TASK TO CARRY OUT
Set down the lines that begin at the top of the records and end with the line containing "0.1211, 0.1246, 0.1270];", and drop every picture.

════════════════════

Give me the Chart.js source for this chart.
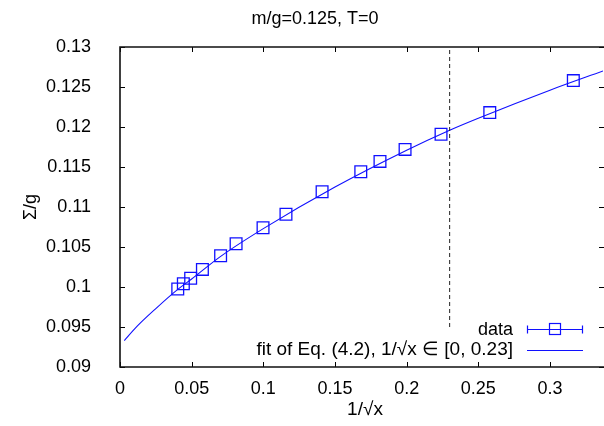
<!DOCTYPE html>
<html>
<head>
<meta charset="utf-8">
<script src="https://cdn.jsdelivr.net/npm/chart.js@4/dist/chart.umd.min.js"></script>
<style>
  html, body { margin: 0; padding: 0; background: #fff; }
  #wrap { width: 604px; height: 426px; position: relative; }
</style>
</head>
<body>
<div id="wrap"><canvas id="sigmaChart"></canvas></div>
<script>
const ctx = document.getElementById("sigmaChart").getContext("2d");

// values
const dataX = [0.0403, 0.0442, 0.0493, 0.0575, 0.0702, 0.0810, 0.0998, 0.1158, 0.1410, 0.1680, 0.1814, 0.1989, 0.2240, 0.2580, 0.3163];
const dataY = [0.09975, 0.1004, 0.1011, 0.1022, 0.1039, 0.1054, 0.1074, 0.1091, 0.1119, 0.1144, 0.1157, 0.1172, 0.1191, 0.1218, 0.1258];

const fitX = [0.003, 0.012, 0.025, 0.0403, 0.05, 0.07, 0.1, 0.15, 0.2, 0.23, 0.25, 0.3, 0.337];
const fitY = [0.0933, 0.0951, 0.0973, 0.0997, 0.1010, 0.1038, 0.1073, 0.1125, 0.1171, 0.1196, 0.1211, 0.1246, 0.1270];

const cutX = [0.23, 0.23];
const cutY = [0.095, 0.13];

const xTicks = [0, 0.05, 0.1, 0.15, 0.2, 0.25, 0.3];
const yTicks = [0.09, 0.095, 0.1, 0.105, 0.11, 0.115, 0.12, 0.125, 0.13];

const titleText = "m/g=0.125, T=0";
const xLabel = "1/\u221Ax";
const yLabel = "\u03A3/g";
const legendLabels = ["data", "fit of Eq. (4.2), 1/\u221Ax \u2208 [0, 0.23]"];

const FAMILY = "'Liberation Sans', Arial, sans-serif";
const FONT = "18px " + FAMILY;
const BLUE = "#1010ff";

const zip = (xs, ys) => xs.map((x, i) => ({ x, y: ys[i] }));

const gnuplotFrame = {
  id: "gnuplotFrame",
  afterDraw(chart) {
    const { ctx, chartArea: a, scales } = chart;
    const right = a.right + 1; // right border sits just past the picture edge
    ctx.save();
    // inward ticks
    ctx.strokeStyle = "#000";
    ctx.lineWidth = 1;
    const tl = 5;
    xTicks.forEach((v) => {
      const px = Math.round(scales.x.getPixelForValue(v)) + 0.5;
      ctx.beginPath();
      ctx.moveTo(px, a.bottom); ctx.lineTo(px, a.bottom - tl);
      ctx.moveTo(px, a.top); ctx.lineTo(px, a.top + tl);
      ctx.stroke();
    });
    yTicks.forEach((v) => {
      const py = Math.round(scales.y.getPixelForValue(v)) + 0.5;
      ctx.beginPath();
      ctx.moveTo(a.left, py); ctx.lineTo(a.left + tl, py);
      ctx.moveTo(right, py); ctx.lineTo(right - tl, py);
      ctx.stroke();
    });
    // frame (left, top, bottom)
    ctx.lineWidth = 1.6;
    ctx.strokeStyle = "#111";
    ctx.beginPath();
    ctx.moveTo(right, a.top); ctx.lineTo(a.left, a.top);
    ctx.lineTo(a.left, a.bottom); ctx.lineTo(right, a.bottom);
    ctx.stroke();

    // texts
    ctx.fillStyle = "#000";
    ctx.font = FONT;
    ctx.textBaseline = "middle";
    ctx.textAlign = "center";
    ctx.fillText(titleText, 315, 19);
    ctx.font = "19px " + FAMILY;
    ctx.fillText(xLabel, 365, 410);
    ctx.save();
    ctx.translate(31, 207);
    ctx.rotate(-Math.PI / 2);
    ctx.font = FONT;
    ctx.fillText(yLabel, 0, 0);
    ctx.restore();

    // key
    ctx.font = FONT;
    ctx.textAlign = "right";
    ctx.fillText(legendLabels[0], 513, 330);
    ctx.font = "19px " + FAMILY;
    ctx.fillText(legendLabels[1], 513, 350);
    ctx.strokeStyle = BLUE;
    ctx.lineWidth = 1.2;
    ctx.beginPath();
    ctx.moveTo(527, 329.5); ctx.lineTo(583, 329.5);
    ctx.moveTo(527.5, 325.5); ctx.lineTo(527.5, 333.5);
    ctx.moveTo(582.5, 325.5); ctx.lineTo(582.5, 333.5);
    ctx.stroke();
    ctx.strokeRect(549.5, 323.5, 11, 11);
    ctx.lineWidth = 1;
    ctx.beginPath();
    ctx.moveTo(527, 350.5); ctx.lineTo(583, 350.5);
    ctx.stroke();
    ctx.restore();
  }
};

new Chart(ctx, {
  type: "scatter",
  data: {
    datasets: [
      {
        label: "cut",
        data: zip(cutX, cutY),
        showLine: true,
        pointRadius: 0,
        borderColor: "#222",
        borderWidth: 1,
        borderDash: [4, 3]
      },
      {
        label: legendLabels[1],
        data: zip(fitX, fitY),
        showLine: true,
        pointRadius: 0,
        borderColor: BLUE,
        borderWidth: 1.1,
        cubicInterpolationMode: "monotone"
      },
      {
        label: legendLabels[0],
        data: zip(dataX, dataY),
        pointStyle: "rect",
        pointRadius: 8.3,
        pointBorderWidth: 1.3,
        pointBackgroundColor: "rgba(0,0,0,0)",
        pointBorderColor: BLUE
      }
    ]
  },
  options: {
    responsive: true,
    maintainAspectRatio: false,
    animation: false,
    events: [],
    layout: { autoPadding: false, padding: { top: 47, right: 1, left: 0, bottom: 0 } },
    plugins: {
      legend: { display: false },
      title: { display: false },
      tooltip: { enabled: false }
    },
    scales: {
      x: {
        type: "linear",
        min: 0,
        max: 0.337,
        afterBuildTicks: (s) => { s.ticks = xTicks.map((v) => ({ value: v })); },
        afterFit: (s) => { s.height = 59; s.paddingRight = 0; s.paddingLeft = 0; },
        grid: { display: false, drawTicks: false },
        border: { display: false },
        ticks: {
          color: "#000",
          font: { family: FAMILY, size: 18 },
          padding: 11,
          maxRotation: 0,
          callback: (v) => String(+v.toFixed(4))
        }
      },
      y: {
        type: "linear",
        min: 0.09,
        max: 0.13,
        afterBuildTicks: (s) => { s.ticks = yTicks.map((v) => ({ value: v })); },
        afterFit: (s) => { s.width = 120; s.paddingTop = 0; s.paddingBottom = 0; },
        grid: { display: false, drawTicks: false },
        border: { display: false },
        ticks: {
          color: "#000",
          font: { family: FAMILY, size: 18 },
          padding: 29,
          callback: (v) => String(+v.toFixed(4))
        }
      }
    }
  },
  plugins: [gnuplotFrame]
});
</script>
</body>
</html>
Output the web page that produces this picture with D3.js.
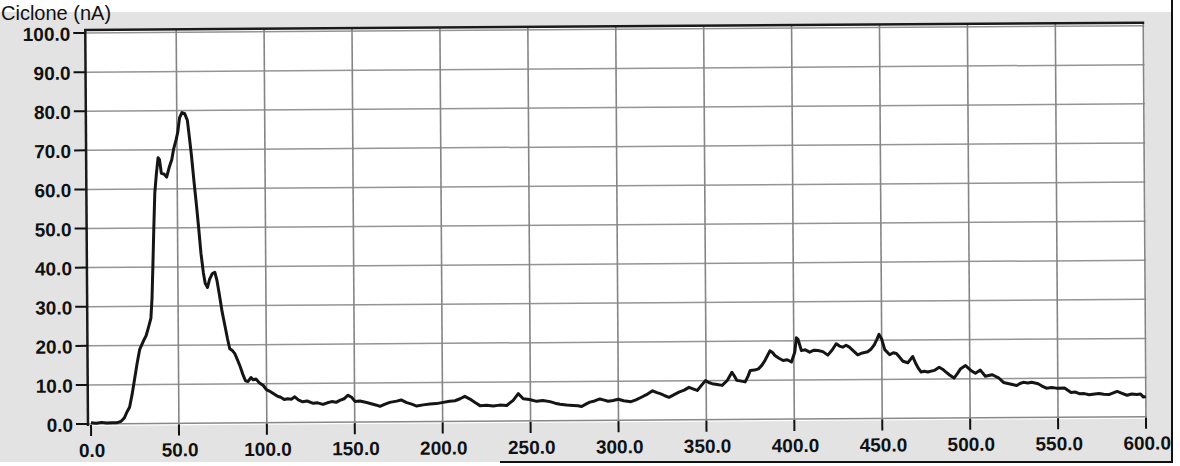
<!DOCTYPE html>
<html>
<head>
<meta charset="utf-8">
<script src="https://cdn.jsdelivr.net/npm/d3@7"></script>
<style>
  html, body { margin: 0; padding: 0; background: #fff; }
  svg { display: block; }
  .lbl { font-family: "Liberation Sans", Arial, sans-serif; font-weight: bold; font-size: 19px; fill: #111; }
</style>
</head>
<body>
<div id="chart"></div>
<script>
// x positions (time) and the current
var times = [0,3,6,9,12,15,17,19,20.5,22,23.5,25,26.5,28,30,31.7,33,34.5,35.2,35.8,36.5,37.2,38.2,39.2,40,41,42.5,44,45.5,47,48,49.5,50.5,51.6,53,54.5,56,57,58.2,59.5,60.7,62,63.2,64.5,65.5,66.8,68,69.5,71,72.2,73.4,75,76.5,78,79.2,80.5,82,83.5,85,86.5,88,89.5,91.2,92.5,94,96,98,100,102,104,106,108,110,112,114,116,118,120.5,123,126.5,129,132,134.5,137,139.5,141.6,144,146.3,148.5,150.2,153,156.8,160,162.5,164.4,167,170,173.9,176.5,179.6,182.5,185.3,189,192.8,196.5,200.4,204,207.1,210,212.7,215.6,218.5,221.3,225,228.8,232.5,236.5,240.2,243.1,245.9,249.5,253.5,257,261.1,264,266.8,270.5,274.4,277,279.1,281.5,283.8,286.5,289.5,292,294.2,297,300,303,307.2,310,312.8,316,319.5,322,324.2,326.5,328.8,331.5,334.5,337.5,340.2,342.5,344.9,347.3,349.6,351.5,353.4,356.3,359.1,362,364.7,366,367.5,370,372.2,373.8,375.1,377.5,379.8,381.7,383.5,385,386.4,388,389.2,391.5,393.9,396.2,398.6,400.5,401.5,402.4,404.3,406.5,409,411.5,413.7,416.5,419.3,421.8,424.1,426,427.8,429.7,431.6,434,436.3,439,442,444,445.7,447.2,448.5,450,451.7,454.5,456.5,458.3,460.2,462,464.8,466.2,467.6,469.5,471,472.3,474.2,476.1,479.8,482.6,484.5,486.3,488.5,491,493,494.8,497.6,499,500.4,503.2,506,508.8,512.6,514.5,516.3,519.1,522.9,526.6,528.5,530.3,533,535.1,538.8,541,543.5,546.5,549.1,553.8,557.5,560,562.2,565,567.8,571,573.4,576,579,583.7,586.5,589.3,592,594.9,597,598.7,600];
var currents = [0.3,0.2,0.4,0.2,0.3,0.3,0.6,1.5,3.0,4.2,7.5,11.5,15.5,19.0,21.0,22.5,24.5,27,32,40,50,59,64,68,67.5,64,63.8,63.0,65.5,67.5,70,72.5,74.5,78.2,79.5,79.2,77.5,73.5,68.5,62,56.5,50,43.5,38.5,35.8,34.7,36.8,38.2,38.6,36.5,33.2,28.5,25,21.5,19,18.6,17.8,16.2,14.5,12.5,10.8,10.6,11.6,11.0,11.2,10.2,9.6,8.4,8.0,7.4,6.8,6.5,5.9,6.1,6.0,6.6,5.8,5.3,5.5,4.9,5.0,4.6,5.0,5.3,5.1,5.6,6.0,6.9,6.3,5.3,5.4,5.0,4.6,4.3,4.0,4.5,5.0,5.3,5.6,4.9,4.5,4.0,4.3,4.5,4.6,4.9,5.2,5.3,5.8,6.4,5.7,4.8,4.0,4.1,3.9,4.1,4.0,5.3,7.0,5.7,5.5,5.0,5.2,4.9,4.5,4.2,4.0,3.9,3.8,3.6,4.2,4.7,5.0,5.5,5.2,4.9,5.1,5.4,5.0,4.75,5.2,5.8,6.5,7.5,7.0,6.7,6.2,5.8,6.4,7.1,7.6,8.3,7.9,7.5,8.8,10.0,9.5,9.2,9.0,8.75,10.0,12.1,11.2,10.0,9.8,9.6,11.0,12.5,12.6,12.9,13.8,15.0,16.3,17.5,17.0,16.3,15.6,15.0,15.2,14.6,17.1,20.8,20.4,17.5,17.7,17.1,17.6,17.5,17.2,16.3,17.6,19.2,18.6,18.3,18.8,18.3,17.3,16.3,16.8,17.1,17.8,18.8,20.2,21.5,20.3,17.6,16.3,16.8,16.6,15.6,14.6,14.2,15.0,15.8,13.8,12.6,11.8,12.0,11.8,12.2,13.0,12.5,11.8,11.0,10.2,11.4,12.6,13.4,12.8,12.2,11.4,12.2,10.6,11.0,10.6,10.2,9.0,8.6,8.2,8.7,9.0,8.8,9.0,8.6,8.0,7.45,7.6,7.45,7.45,6.3,6.4,6.0,6.0,5.7,5.9,6.0,5.8,5.7,6.5,6.0,5.5,5.8,5.7,5.8,5.0,5.2];

var xTicks = [0,50,100,150,200,250,300,350,400,450,500,550,600];
var yTicks = [0,10,20,30,40,50,60,70,80,90,100];
var title = "Ciclone (nA)";

var width = 1180, height = 466;

var svg = d3.select("#chart").append("svg")
  .attr("width", width)
  .attr("height", height);

// scanned page: grey panel with a dark frame on the right / bottom
svg.append("rect").attr("x", 0).attr("y", 12).attr("width", 1172).attr("height", 450).attr("fill", "#e3e3e3");
svg.append("line").attr("x1", 1172).attr("x2", 1172).attr("y1", 0).attr("y2", 463)
  .attr("stroke", "#111").attr("stroke-width", 2);
svg.append("line").attr("x1", 500).attr("x2", 1173).attr("y1", 462).attr("y2", 462)
  .attr("stroke", "#111").attr("stroke-width", 2);

svg.append("text")
  .attr("x", 1).attr("y", 20)
  .attr("font-family", "Liberation Sans, sans-serif")
  .attr("font-size", 20)
  .attr("fill", "#111")
  .text(title);

var x = d3.scaleLinear().domain([0, 600]).range([91, 1146]);
var y = d3.scaleLinear().domain([0, 100]).range([424, 33]);

// the scan is tilted a little
var g = svg.append("g").attr("transform", "rotate(-0.4, 91, 424)");

g.append("rect")
  .attr("x", 88).attr("y", 30)
  .attr("width", 1147 - 88).attr("height", 426 - 30)
  .attr("fill", "#fff");

g.selectAll(".hgrid").data(yTicks.slice(1)).enter().append("line")
  .attr("x1", 88).attr("x2", 1147)
  .attr("y1", function(d) { return y(d); })
  .attr("y2", function(d) { return y(d); })
  .attr("stroke", "#949494").attr("stroke-width", 1.5);

g.selectAll(".vgrid").data(xTicks.slice(1)).enter().append("line")
  .attr("x1", function(d) { return x(d); })
  .attr("x2", function(d) { return x(d); })
  .attr("y1", 30).attr("y2", 426)
  .attr("stroke", "#858585").attr("stroke-width", 1.6);

// bottom (zero) line
g.append("line").attr("x1", 88).attr("x2", 1147).attr("y1", y(0)).attr("y2", y(0))
  .attr("stroke", "#888").attr("stroke-width", 1.5);

// frame
g.append("line").attr("x1", 88).attr("x2", 88).attr("y1", 29).attr("y2", 426)
  .attr("stroke", "#1a1a1a").attr("stroke-width", 2.5);
g.append("line").attr("x1", 87).attr("x2", 1147).attr("y1", 30).attr("y2", 30)
  .attr("stroke", "#1a1a1a").attr("stroke-width", 2.5);

// ticks + labels
g.selectAll(".ytick").data(yTicks).enter().append("line")
  .attr("x1", 76).attr("x2", 88)
  .attr("y1", function(d) { return y(d); })
  .attr("y2", function(d) { return y(d); })
  .attr("stroke", "#111").attr("stroke-width", 2);

g.selectAll(".ylab").data(yTicks).enter().append("text")
  .attr("class", "lbl")
  .attr("x", 73)
  .attr("y", function(d) { return y(d) + 7.5; })
  .attr("text-anchor", "end")
  .text(function(d) { return d3.format(".1f")(d); });

g.selectAll(".xtick").data(xTicks).enter().append("line")
  .attr("x1", function(d) { return x(d); })
  .attr("x2", function(d) { return x(d); })
  .attr("y1", 425).attr("y2", 436)
  .attr("stroke", "#111").attr("stroke-width", 2);

g.selectAll(".xlab").data(xTicks).enter().append("text")
  .attr("class", "lbl")
  .attr("x", function(d) { return x(d) + 1; })
  .attr("y", 457)
  .attr("text-anchor", "middle")
  .text(function(d) { return d3.format(".1f")(d); });

// trace
var line = d3.line()
  .x(function(d, i) { return x(times[i]); })
  .y(function(d) { return y(d); });

g.append("path")
  .datum(currents)
  .attr("d", line)
  .attr("fill", "none")
  .attr("stroke", "#151515")
  .attr("stroke-width", 3)
  .attr("stroke-linejoin", "round");
</script>
</body>
</html>
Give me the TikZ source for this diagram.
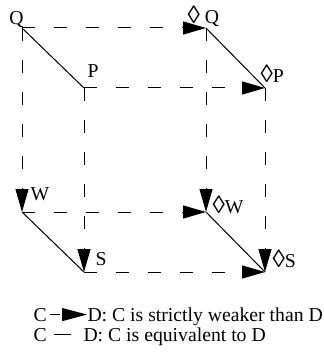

════════════════════

REPLY
Give me the Chart.js source for this chart.
<!DOCTYPE html>
<html>
<head>
<meta charset="utf-8">
<script src="https://cdn.jsdelivr.net/npm/chart.js@4/dist/chart.umd.min.js"></script>
<style>
  html, body { margin: 0; padding: 0; background: #fff; }
  #wrap { width: 604px; height: 426px; position: relative; }
</style>
</head>
<body>
<div id="wrap"><canvas id="sigmaChart"></canvas></div>
<script>
const ctx = document.getElementById("sigmaChart").getContext("2d");

// values
const dataX = [0.0403, 0.0442, 0.0493, 0.0575, 0.0702, 0.0810, 0.0998, 0.1158, 0.1410, 0.1680, 0.1814, 0.1989, 0.2240, 0.2580, 0.3163];
const dataY = [0.09975, 0.1004, 0.1011, 0.1022, 0.1039, 0.1054, 0.1074, 0.1091, 0.1119, 0.1144, 0.1157, 0.1172, 0.1191, 0.1218, 0.1258];

const fitX = [0.003, 0.012, 0.025, 0.0403, 0.05, 0.07, 0.1, 0.15, 0.2, 0.23, 0.25, 0.3, 0.337];
const fitY = [0.0933, 0.0951, 0.0973, 0.0997, 0.1010, 0.1038, 0.1073, 0.1125, 0.1171, 0.1196, 0.1211, 0.1246, 0.1270];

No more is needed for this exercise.